27. Open Ended Schemes

Mutual fund schemes that issue new units to the public on a regular basis are called open-ended schemes. The duration for redemption is not specific. 

28. Redemption Fee The fee levied on an investor for exiting a mutual fund. This is imposed to dissuade investors from withdrawing.

29. Roll Over Option

This is an option offered by some funds where after redemption investors can choose to reinvest the amount if the fund’s performance is good.

The change in net asset value per share of a mutual fund’s securities due to an increase in its market value.

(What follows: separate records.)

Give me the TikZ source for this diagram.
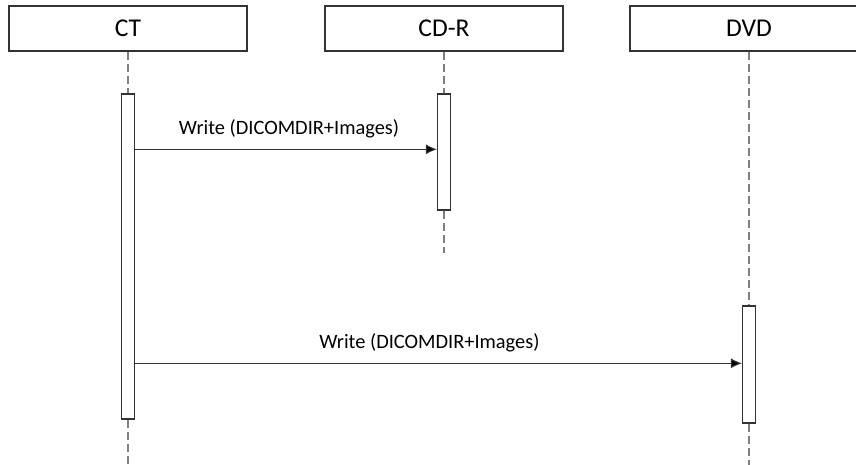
\documentclass[tikz,border=0pt]{standalone}
\usepackage{fontspec}
\setmainfont{Carlito}
\usepackage{xcolor}
\usetikzlibrary{arrows.meta}
\definecolor{vdark}{HTML}{333333}
\definecolor{vgray}{HTML}{7F7F7F}
\tikzset{
	actor/.style = {draw = vdark, line width = 0.55pt, minimum width = 119pt, minimum height = 22.5pt, inner sep = 0pt, font = \fontsize{12.8}{14}\selectfont},
	activation/.style = {draw = vdark, fill = white, line width = 0.55pt, minimum width = 6.5pt, inner sep = 0pt},
	lifeline/.style = {draw = vgray, line width = 0.55pt, dash pattern = on 4pt off 2pt},
	message/.style = {draw = vdark, line width = 0.55pt, -{Latex[length = 5.5pt, width = 5pt, fill = black]}},
	msglabel/.style = {font = \fontsize{10.2}{12}\selectfont, above = 2pt}
}

\begin{document}
\begin{tikzpicture}[x = 0.5pt, y = -0.5pt]
	\useasboundingbox (0,0) rectangle (856,465);
	% actors
	\node[actor] (ct) at (128,28.5) {CT};
	\node[actor] (cdr) at (444,28.5) {CD-R};
	\node[actor] (dvd) at (749,28.5) {DVD};
	% activations
	\node[activation, minimum height = 162.5pt] (ctact) at (128,256.5) {};
	\node[activation, minimum height = 58pt] (cdract) at (444,152) {};
	\node[activation, minimum height = 58.5pt] (dvdact) at (749,364.5) {};
	% lifelines
	\coordinate (ctend) at (128,465);
	\coordinate (cdrend) at (444,253);
	\coordinate (dvdend) at (749,465);
	\draw[lifeline] (ct.south) -- (ctact.north);
	\draw[lifeline] (ctact.south) -- (ctend);
	\draw[lifeline] (cdr.south) -- (cdract.north);
	\draw[lifeline] (cdract.south) -- (cdrend);
	\draw[lifeline] (dvd.south) -- (dvdact.north);
	\draw[lifeline] (dvdact.south) -- (dvdend);
	% messages
	\coordinate (m1) at (0,149.3);
	\coordinate (m2) at (0,363.3);
	\draw[message] (ctact.east |- m1) -- (cdract.west |- m1) node[msglabel, pos = 0.51]{Write (DICOMDIR+Images)};
	\draw[message] (ctact.east |- m2) -- (dvdact.west |- m2) node[msglabel, pos = 0.485]{Write (DICOMDIR+Images)};
\end{tikzpicture}
\end{document}
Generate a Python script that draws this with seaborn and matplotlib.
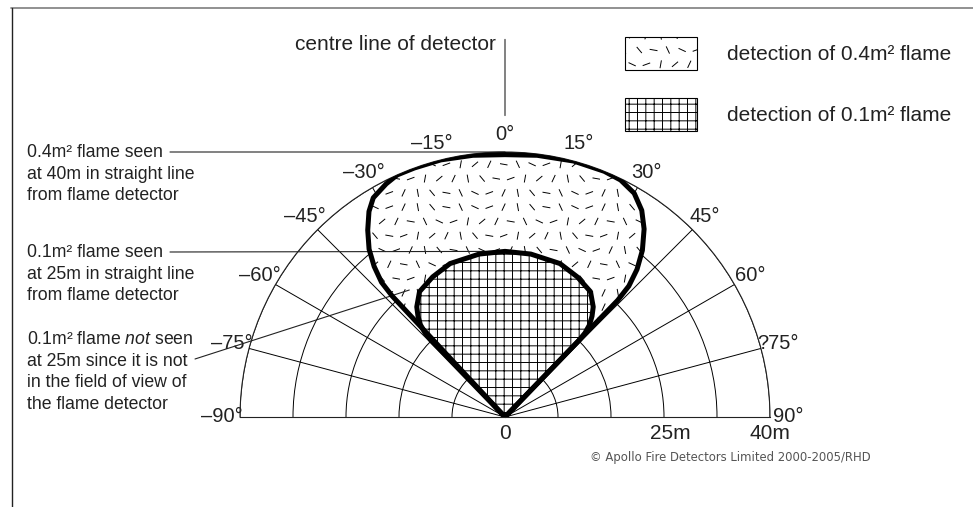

30. SIP (Systematic Investment Plan)

SIP gives investors the liberty to invest in a scheme on a monthly basis with as little as Rs. 500 a month like bank recurring deposits. Every month fresh units are bought with the monthly payments of the investor at prevailing NAV of the day at the date chosen. The amount gets deducted automatically from the bank account of the investor. An ECS mandate needs to be submitted at time of investment with bank details, amount and specified date.

31. Sponsor

A sponsor is a person who acts alone or with a corporate to establish a mutual fund. The sponsor then appoints an AMC to manage the investment, marketing, accounting and other functions pertaining to the fund.

32. STP (Systematic Transfer Plan)

STP is an automated way of moving (transferring) money from one mutual fund to another. This plan is chosen when one wants to invest a lump sum amount but wants to avoid the marketing-timing risk.

33. SWP (Systematic Withdrawal Plan)

The option to withdraw accumulated fund over a span of time. It may also be used as pension for individuals.